▸ Stated problem:
Set down the material below word for word, excluding the pictures.

▸ Given information:
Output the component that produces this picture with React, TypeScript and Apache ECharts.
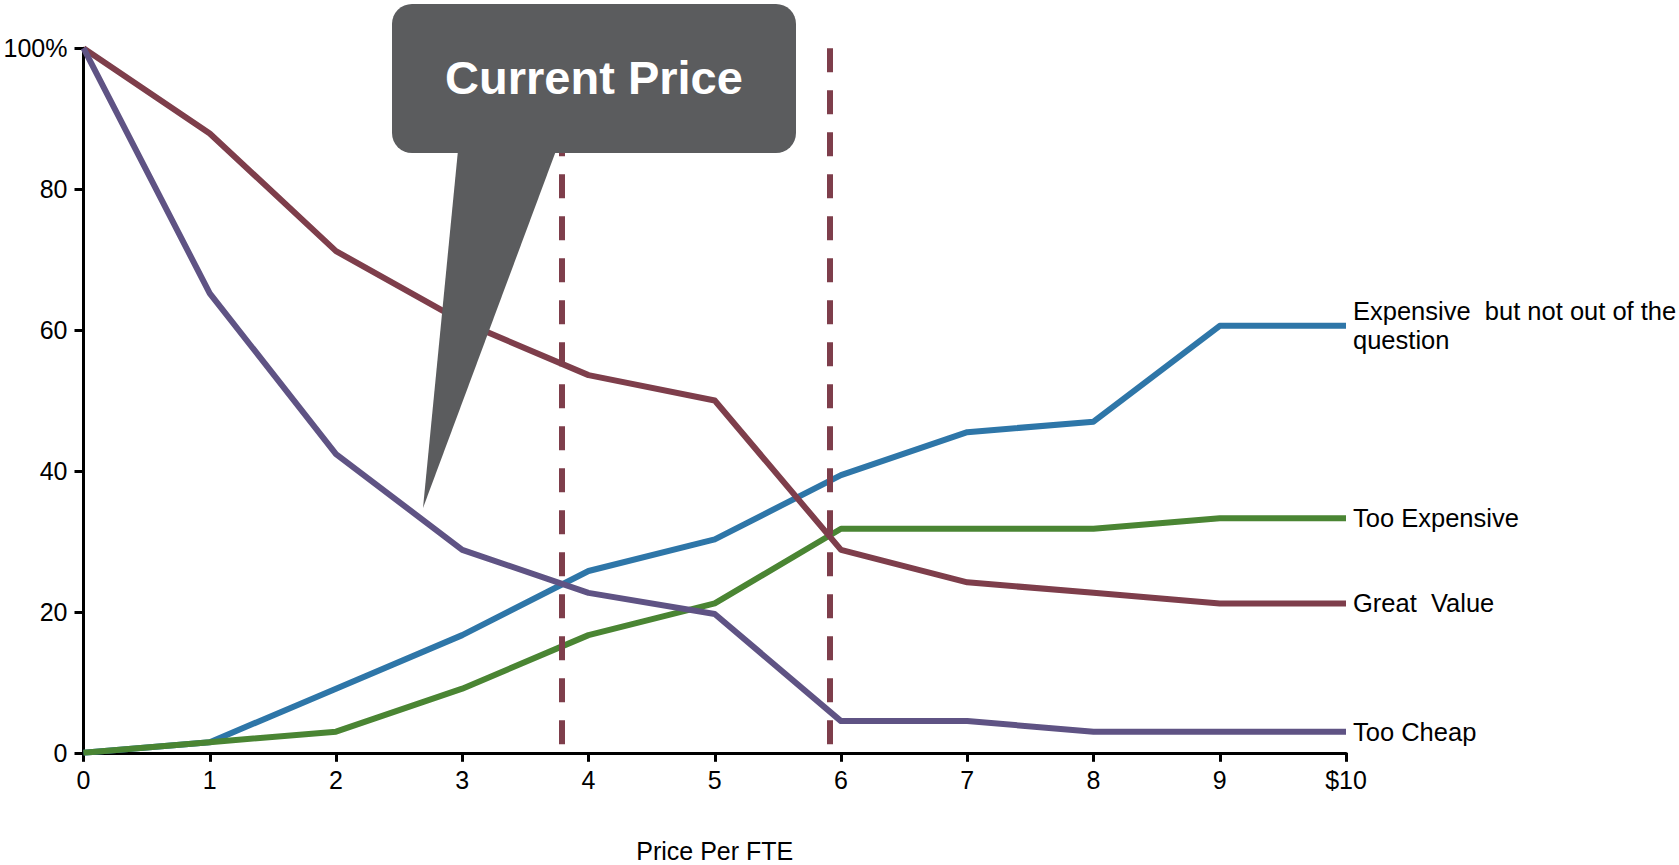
import React, { useEffect, useRef } from "react";
import * as echarts from "echarts";

// Price points (x axis) and share of respondents (%) for each question
const prices = [0, 1, 2, 3, 4, 5, 6, 7, 8, 9, 10];
const expensiveNotOut = [0, 1.5, 9.1, 16.7, 25.8, 30.3, 39.4, 45.5, 47.0, 60.6, 60.6];
const tooExpensive = [0, 1.5, 3.0, 9.1, 16.7, 21.2, 31.8, 31.8, 31.8, 33.3, 33.3];
const greatValue = [100, 87.9, 71.2, 61.2, 53.6, 50.0, 28.8, 24.2, 22.7, 21.2, 21.2];
const tooCheap = [100, 65.2, 42.4, 28.8, 22.7, 19.7, 4.5, 4.5, 3.0, 3.0, 3.0];

const seriesNames = [
  "Expensive but not out of the question",
  "Too Expensive",
  "Great Value",
  "Too Cheap",
];
const endLabels = [
  "Expensive  but not out of the\nquestion",
  "Too Expensive",
  "Great  Value",
  "Too Cheap",
];
const seriesValues = [expensiveNotOut, tooExpensive, greatValue, tooCheap];
const seriesColors = ["#2E76A8", "#4A8533", "#7E3E4B", "#5F5384"];

// Acceptable price range bounds (dashed verticals)
const rangeBounds = [3.79, 5.91];

const FONT = "Liberation Sans, Arial, sans-serif";

export default function App() {
  const ref = useRef<HTMLDivElement>(null);

  useEffect(() => {
    if (!ref.current) return;
    const chart = echarts.init(ref.current, undefined, { renderer: "svg" });

    const lines = seriesValues.map((vals, i) => ({
      name: seriesNames[i],
      type: "line",
      data: prices.map((p, j) => [p, vals[j]]),
      showSymbol: false,
      symbol: "none",
      lineStyle: { color: seriesColors[i], width: 6, join: "round" },
      itemStyle: { color: seriesColors[i] },
      z: 3,
      endLabel: {
        show: true,
        formatter: () => endLabels[i],
        distance: 7,
        color: "#000",
        fontFamily: FONT,
        fontSize: 25.5,
        lineHeight: 29,
      },
    }));

    const boundSeries = {
      name: "range",
      type: "line",
      data: [],
      silent: true,
      markLine: {
        silent: true,
        symbol: ["none", "none"],
        label: { show: false },
        lineStyle: { color: "#7E3E4B", width: 6, type: [24, 18], opacity: 1 },
        data: rangeBounds.map((b) => [
          { coord: [b, 100] },
          { coord: [b, 0] },
        ]),
      },
      z: 2,
    };

    chart.setOption({
      animation: false,
      backgroundColor: "#fff",
      textStyle: { fontFamily: FONT },
      grid: {
        left: 83.5,
        right: 333,
        top: 48.2,
        bottom: 112.2,
        containLabel: false,
        outerBoundsMode: "none",
      },
      xAxis: {
        type: "value",
        min: 0,
        max: 10,
        interval: 1,
        name: "Price Per FTE",
        nameLocation: "middle",
        nameGap: 86,
        nameTextStyle: { color: "#000", fontSize: 25, fontFamily: FONT },
        axisLine: { show: true, onZero: false, lineStyle: { color: "#000", width: 3 } },
        axisTick: { show: true, length: 9, lineStyle: { color: "#000", width: 3 } },
        axisLabel: {
          color: "#000",
          fontSize: 25,
          fontFamily: FONT,
          margin: 15,
          formatter: (v: number) => (v === 10 ? "$10" : String(v)),
        },
        splitLine: { show: false },
      },
      yAxis: {
        type: "value",
        min: 0,
        max: 100,
        interval: 20,
        axisLine: { show: true, lineStyle: { color: "#000", width: 3 } },
        axisTick: { show: true, length: 9, lineStyle: { color: "#000", width: 3 } },
        axisLabel: {
          color: "#000",
          fontSize: 25,
          fontFamily: FONT,
          margin: 16,
          formatter: (v: number) => (v === 100 ? "100%" : String(v)),
        },
        splitLine: { show: false },
      },
      series: [...lines, boundSeries],
      graphic: [
        {
          type: "polygon",
          z: 100,
          zlevel: 1,
          shape: { points: [[459, 140], [560, 140], [423, 508]] },
          style: { fill: "#5B5C5E" },
        },
        {
          type: "rect",
          z: 101,
          zlevel: 1,
          shape: { x: 392, y: 4, width: 404, height: 149, r: 20 },
          style: { fill: "#5B5C5E" },
        },
        {
          type: "text",
          z: 102,
          zlevel: 1,
          x: 594,
          y: 77,
          style: {
            text: "Current Price",
            fill: "#fff",
            fontFamily: FONT,
            fontWeight: "bold",
            fontSize: 47,
            align: "center",
            verticalAlign: "middle",
          },
        },
      ],
    });

    return () => chart.dispose();
  }, []);

  return (
    <div
      ref={ref}
      style={{ position: "absolute", left: 0, top: 0, width: 1679, height: 865 }}
    />
  );
}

▸ Answer to the problem:
Output the component that produces this picture with React, TypeScript and Apache ECharts.
import React, { useEffect, useRef } from "react";
import * as echarts from "echarts";

// Price points (x axis) and share of respondents (%) for each question
const prices = [0, 1, 2, 3, 4, 5, 6, 7, 8, 9, 10];
const expensiveNotOut = [0, 1.5, 9.1, 16.7, 25.8, 30.3, 39.4, 45.5, 47.0, 60.6, 60.6];
const tooExpensive = [0, 1.5, 3.0, 9.1, 16.7, 21.2, 31.8, 31.8, 31.8, 33.3, 33.3];
const greatValue = [100, 87.9, 71.2, 61.2, 53.6, 50.0, 28.8, 24.2, 22.7, 21.2, 21.2];
const tooCheap = [100, 65.2, 42.4, 28.8, 22.7, 19.7, 4.5, 4.5, 3.0, 3.0, 3.0];

const seriesNames = [
  "Expensive but not out of the question",
  "Too Expensive",
  "Great Value",
  "Too Cheap",
];
const endLabels = [
  "Expensive  but not out of the\nquestion",
  "Too Expensive",
  "Great  Value",
  "Too Cheap",
];
const seriesValues = [expensiveNotOut, tooExpensive, greatValue, tooCheap];
const seriesColors = ["#2E76A8", "#4A8533", "#7E3E4B", "#5F5384"];

// Acceptable price range bounds (dashed verticals)
const rangeBounds = [3.79, 5.91];

const FONT = "Liberation Sans, Arial, sans-serif";

export default function App() {
  const ref = useRef<HTMLDivElement>(null);

  useEffect(() => {
    if (!ref.current) return;
    const chart = echarts.init(ref.current, undefined, { renderer: "svg" });

    const lines = seriesValues.map((vals, i) => ({
      name: seriesNames[i],
      type: "line",
      data: prices.map((p, j) => [p, vals[j]]),
      showSymbol: false,
      symbol: "none",
      lineStyle: { color: seriesColors[i], width: 6, join: "round" },
      itemStyle: { color: seriesColors[i] },
      z: 3,
      endLabel: {
        show: true,
        formatter: () => endLabels[i],
        distance: 7,
        color: "#000",
        fontFamily: FONT,
        fontSize: 25.5,
        lineHeight: 29,
      },
    }));

    const boundSeries = {
      name: "range",
      type: "line",
      data: [],
      silent: true,
      markLine: {
        silent: true,
        symbol: ["none", "none"],
        label: { show: false },
        lineStyle: { color: "#7E3E4B", width: 6, type: [24, 18], opacity: 1 },
        data: rangeBounds.map((b) => [
          { coord: [b, 100] },
          { coord: [b, 0] },
        ]),
      },
      z: 2,
    };

    chart.setOption({
      animation: false,
      backgroundColor: "#fff",
      textStyle: { fontFamily: FONT },
      grid: {
        left: 83.5,
        right: 333,
        top: 48.2,
        bottom: 112.2,
        containLabel: false,
        outerBoundsMode: "none",
      },
      xAxis: {
        type: "value",
        min: 0,
        max: 10,
        interval: 1,
        name: "Price Per FTE",
        nameLocation: "middle",
        nameGap: 86,
        nameTextStyle: { color: "#000", fontSize: 25, fontFamily: FONT },
        axisLine: { show: true, onZero: false, lineStyle: { color: "#000", width: 3 } },
        axisTick: { show: true, length: 9, lineStyle: { color: "#000", width: 3 } },
        axisLabel: {
          color: "#000",
          fontSize: 25,
          fontFamily: FONT,
          margin: 15,
          formatter: (v: number) => (v === 10 ? "$10" : String(v)),
        },
        splitLine: { show: false },
      },
      yAxis: {
        type: "value",
        min: 0,
        max: 100,
        interval: 20,
        axisLine: { show: true, lineStyle: { color: "#000", width: 3 } },
        axisTick: { show: true, length: 9, lineStyle: { color: "#000", width: 3 } },
        axisLabel: {
          color: "#000",
          fontSize: 25,
          fontFamily: FONT,
          margin: 16,
          formatter: (v: number) => (v === 100 ? "100%" : String(v)),
        },
        splitLine: { show: false },
      },
      series: [...lines, boundSeries],
      graphic: [
        {
          type: "polygon",
          z: 100,
          zlevel: 1,
          shape: { points: [[459, 140], [560, 140], [423, 508]] },
          style: { fill: "#5B5C5E" },
        },
        {
          type: "rect",
          z: 101,
          zlevel: 1,
          shape: { x: 392, y: 4, width: 404, height: 149, r: 20 },
          style: { fill: "#5B5C5E" },
        },
        {
          type: "text",
          z: 102,
          zlevel: 1,
          x: 594,
          y: 77,
          style: {
            text: "Current Price",
            fill: "#fff",
            fontFamily: FONT,
            fontWeight: "bold",
            fontSize: 47,
            align: "center",
            verticalAlign: "middle",
          },
        },
      ],
    });

    return () => chart.dispose();
  }, []);

  return (
    <div
      ref={ref}
      style={{ position: "absolute", left: 0, top: 0, width: 1679, height: 865 }}
    />
  );
}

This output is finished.